Trois personnes ont été tuées et au moins 55 blessées au Pérou mercredi lors de violents heurts entre la police et des mineurs à Puerto Maldonado (est), signe des difficultés de l'Etat à juguler le secteur des mines artisanales ou clandestines dans l'est amazonien.
"Les violences ont causé la mort de trois civils, et fait 55 blessés, 38 civils et 17 policiers", a indiqué le gouvernement dans un communiqué en soirée, accusant les manifestants d'avoir utilisé "des armes de feu, explosifs et autres matériaux".
Le communiqué précise que 60 personnes ont été arrêtées, au terme d'une journée de violences à Puerto Maldonado, la capitale de 100.000 habitants de la province amazonienne de Madre de Dios, frontalière du Brésil.
Selon l'office du Défenseur des droits, au moins un des morts et cinq des blessés ont été atteints par balles, mais l'origine des tirs n'a pu être précisée.
Puerto Maldonado a été le théâtre de heurts et de batailles de rues dès l'aube, lorsque plusieurs milliers de manifestants ont tenté d'occuper l'aéroport et de bloquer des routes, érigeant des barricades enflammées.
Dans les rues, des mineurs ont ensuite affronté à coups de pierres et projectiles divers les policiers, qui ont répliqué notamment avec des gaz lacrymogènes.
"La police poursuit le rétablissement de l'ordre, a débloqué les principaux axes de communciation, et garantit le fonctionnement des marchés et commerces", a ajouté le gouvernement mercredi soir.
Selon le président de la province Luis Aguirre, quelque 10.000 manifestants avaient investi mercredi Puerto Maldonado, qui est restée paralysée la journée, classes suspendues et commerces fermés.
Depuis 10 jours, les mineurs de Madre de Dios protestent contre des décrets récents visant à réglementer le secteur minier artisanal de l'or: il va des petites mines plus ou moins formalisées aux mines totalement clandestines, qui abattent des arbres et draguent des rivières sans le moindre contrôle.
L'Etat, inquiet de l'impact destructeur sur la forêt amazonienne, a donné un tour de vis, encourageant les mines artisanales à se mettre sous 12 mois en conformité avec la loi et les normes environnementales, et a durci en même temps la répression.
Il a créé un délit spécifique d'extraction illégale, passible de 10 ans de prison, geste perçu comme une provocation par les mineurs.
Ils accusent l'Etat de criminaliser leur activité et de faire un amalgame entre "artisans" et "illégaux". Un dialogue entamé début mars avec les ministères des Mines et de l'Environnement s'est rompu lundi, provoquant un subit regain de tension.

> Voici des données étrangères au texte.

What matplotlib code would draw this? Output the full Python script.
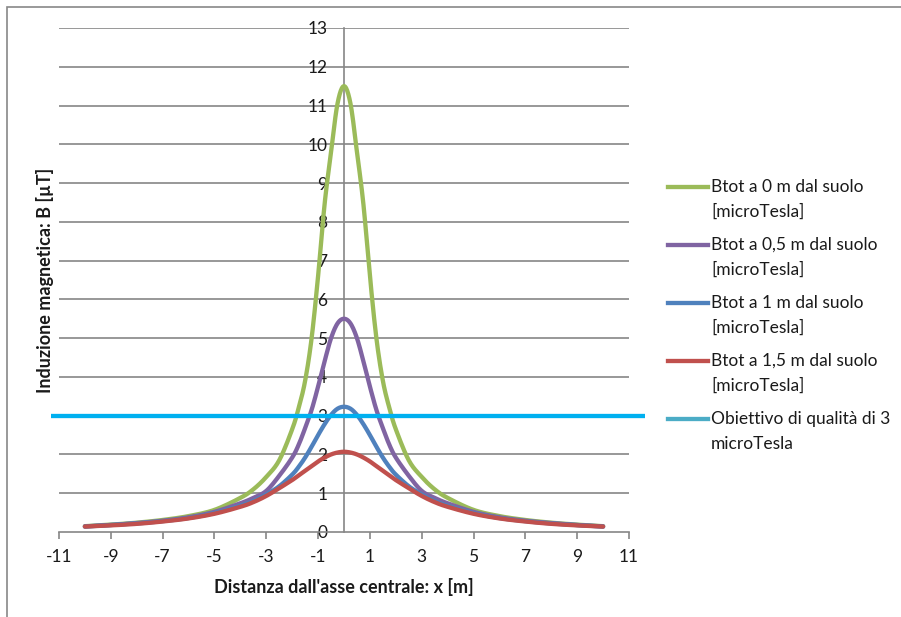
import numpy as np
import matplotlib
matplotlib.use('Agg')
import matplotlib.pyplot as plt
from matplotlib.lines import Line2D
from matplotlib.patches import Rectangle

plt.rcParams['font.family'] = ['Lato', 'DejaVu Sans']
plt.rcParams['axes.unicode_minus'] = False

# distanza dall'asse centrale [m]
x_vals = [-10, -9, -8, -7, -6, -5, -4, -3.5, -3, -2.5, -2, -1.75, -1.5, -1.25, -1, -0.75, -0.5, -0.25,
          0, 0.25, 0.5, 0.75, 1, 1.25, 1.5, 1.75, 2, 2.5, 3, 3.5, 4, 5, 6, 7, 8, 9, 10]

# Btot [microTesla]
b_0m = [0.15, 0.19, 0.24, 0.31, 0.41, 0.57, 0.88, 1.1, 1.42, 1.85, 2.65, 3.2, 3.9, 5.0, 6.6, 8.45, 9.8, 11.05,
        11.5, 11.05, 9.8, 8.45, 6.6, 5.0, 3.9, 3.2, 2.65, 1.85, 1.42, 1.1, 0.88, 0.57, 0.41, 0.31, 0.24, 0.19, 0.15]
b_05m = [0.145, 0.18, 0.23, 0.29, 0.38, 0.52, 0.74, 0.88, 1.06, 1.45, 1.92, 2.25, 2.68, 3.15, 3.75, 4.4, 5.0, 5.38,
         5.5, 5.38, 5.0, 4.4, 3.75, 3.15, 2.68, 2.25, 1.92, 1.45, 1.06, 0.88, 0.74, 0.52, 0.38, 0.29, 0.23, 0.18, 0.145]
b_1m = [0.14, 0.18, 0.22, 0.28, 0.36, 0.49, 0.68, 0.8, 0.97, 1.18, 1.48, 1.68, 1.92, 2.2, 2.5, 2.78, 3.02, 3.18,
        3.23, 3.18, 3.02, 2.78, 2.5, 2.2, 1.92, 1.68, 1.48, 1.18, 0.97, 0.8, 0.68, 0.49, 0.36, 0.28, 0.22, 0.18, 0.14]
b_15m = [0.14, 0.17, 0.21, 0.27, 0.35, 0.47, 0.65, 0.77, 0.93, 1.13, 1.34, 1.46, 1.58, 1.7, 1.82, 1.92, 2.0, 2.05,
         2.07, 2.05, 2.0, 1.92, 1.82, 1.7, 1.58, 1.46, 1.34, 1.13, 0.93, 0.77, 0.65, 0.47, 0.35, 0.27, 0.21, 0.17, 0.14]

# obiettivo di qualita'
x_obj = [-11.3, 11.6]
b_obj = [3, 3]

labels = ['Btot a 0 m dal suolo\n[microTesla]',
          'Btot a 0,5 m dal suolo\n[microTesla]',
          'Btot a 1 m dal suolo\n[microTesla]',
          'Btot a 1,5 m dal suolo\n[microTesla]',
          'Obiettivo di qualità di 3\nmicroTesla']
colors = ['#9BBB59', '#8064A2', '#4F81BD', '#C0504D', '#4BACC6']


def smooth(xs, ys, n=12):
    # Catmull-Rom through the points, like Excel's "smoothed line"
    p = np.column_stack([xs, ys]).astype(float)
    p = np.vstack([p[0], p, p[-1]])
    t = np.linspace(0, 1, n, endpoint=False)[:, None]
    out = []
    for i in range(1, len(p) - 2):
        p0, p1, p2, p3 = p[i - 1], p[i], p[i + 1], p[i + 2]
        out.append(0.5 * (2 * p1 + (-p0 + p2) * t + (2 * p0 - 5 * p1 + 4 * p2 - p3) * t ** 2
                          + (-p0 + 3 * p1 - 3 * p2 + p3) * t ** 3))
    out.append(p[-2][None, :])
    out = np.vstack(out)
    return out[:, 0], out[:, 1]


W, H = 901, 617
fig = plt.figure(figsize=(W / 100, H / 100), dpi=100)
ax = fig.add_axes([59 / W, (H - 532) / H, 570 / W, 504 / H])

grid_c = '#868686'
txt_c = '#1a1a1a'
for yv in range(1, 14):
    ax.axhline(yv, color=grid_c, lw=1.2, zorder=1)

for k, ys in enumerate([b_0m, b_05m, b_1m, b_15m]):
    sx, sy = smooth(x_vals, ys)
    ax.plot(sx, sy, color=colors[k], lw=3.1, zorder=3 + k, solid_capstyle='round')
ax.plot(x_obj, b_obj, color='#00B0F0', lw=3.1, zorder=7, clip_on=False, solid_capstyle='butt')

ax.set_xlim(-11, 11)
ax.set_ylim(0, 13)
ax.set_xticks(range(-11, 12, 2))
ax.set_yticks(range(0, 14))

for s in ['top', 'right']:
    ax.spines[s].set_visible(False)
ax.spines['left'].set_position(('data', 0))
ax.spines['left'].set_color(grid_c)
ax.spines['left'].set_linewidth(1.2)
ax.spines['left'].set_zorder(2)
ax.spines['bottom'].set_color(grid_c)
ax.spines['bottom'].set_linewidth(1.2)

ax.tick_params(axis='x', direction='out', length=5, width=1.2, color=grid_c,
               labelsize=12.5, labelcolor=txt_c, pad=7)
ax.tick_params(axis='y', length=0, labelsize=12.5, labelcolor=txt_c, pad=12)

ax.set_xlabel("Distanza dall'asse centrale: x [m]", fontsize=13, fontweight='bold', color=txt_c)
ax.xaxis.set_label_coords(0.5, (532 - 587) / 504)
ax.xaxis.label.set_va('center')
ax.set_ylabel('Induzione magnetica: B [µT]', fontsize=13, fontweight='bold', color=txt_c)
ax.yaxis.set_label_coords((45 - 59) / 570, 0.5)
ax.yaxis.label.set_va('center')

# legend drawn by hand: handle lines up with the first text line
for i, (lab, c) in enumerate(zip(labels, colors)):
    yp = 187 + i * 58
    fig.add_artist(Line2D([668 / W, 708 / W], [1 - yp / H, 1 - yp / H], color=c, lw=3.1,
                          transform=fig.transFigure))
    for j, part in enumerate(lab.split('\n')):
        fig.text(711 / W, 1 - (yp + j * 25) / H, part, fontsize=12.5, color=txt_c,
                 ha='left', va='center')

# chart area border
fig.add_artist(Rectangle((7 / W, -0.1), 2, 1.1 - 7 / H, transform=fig.transFigure,
                         fill=False, ec='#888888', lw=1.2))

fig.savefig('out.png', dpi=100)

"La situation a débordé et les conséquences pourraient être fatales, parce que le gouvernement ne veut pas instaurer un dialogue", a dénoncé à l'AFP par téléphone Luis Otzuka, président de la Fédération minière artisanale de Madre de Dios (Fenamad).
Depuis deux à trois ans, les gouvernements successifs d'Alan Garcia (centre-droit) puis d'Ollanta Humala (gauche nationaliste) tentent de museler l'activité minière illégale dans les régions amazoniennes.
Ce secteur est en forte expansion, en lien avec la flambée des cours de l'or ces dernières années. Il emploie plus de 20.000 personnes à Madre de Dios selon diverses estimations, jusqu'à 100.000 à l'échelle nationale.
Selon des chiffres ministériels, 30.000 hectares de forêt ont été détruits par l'extraction d'or illégale, sans compter la pollution au mercure, utilisé dans le processus.
Lors de diverses opérations coup de poing menées depuis six mois, des milliers de policiers et de militaires ont saisi ou détruit une centaine de dragues et d'excavateurs sur des fleuves de Madre de Dios.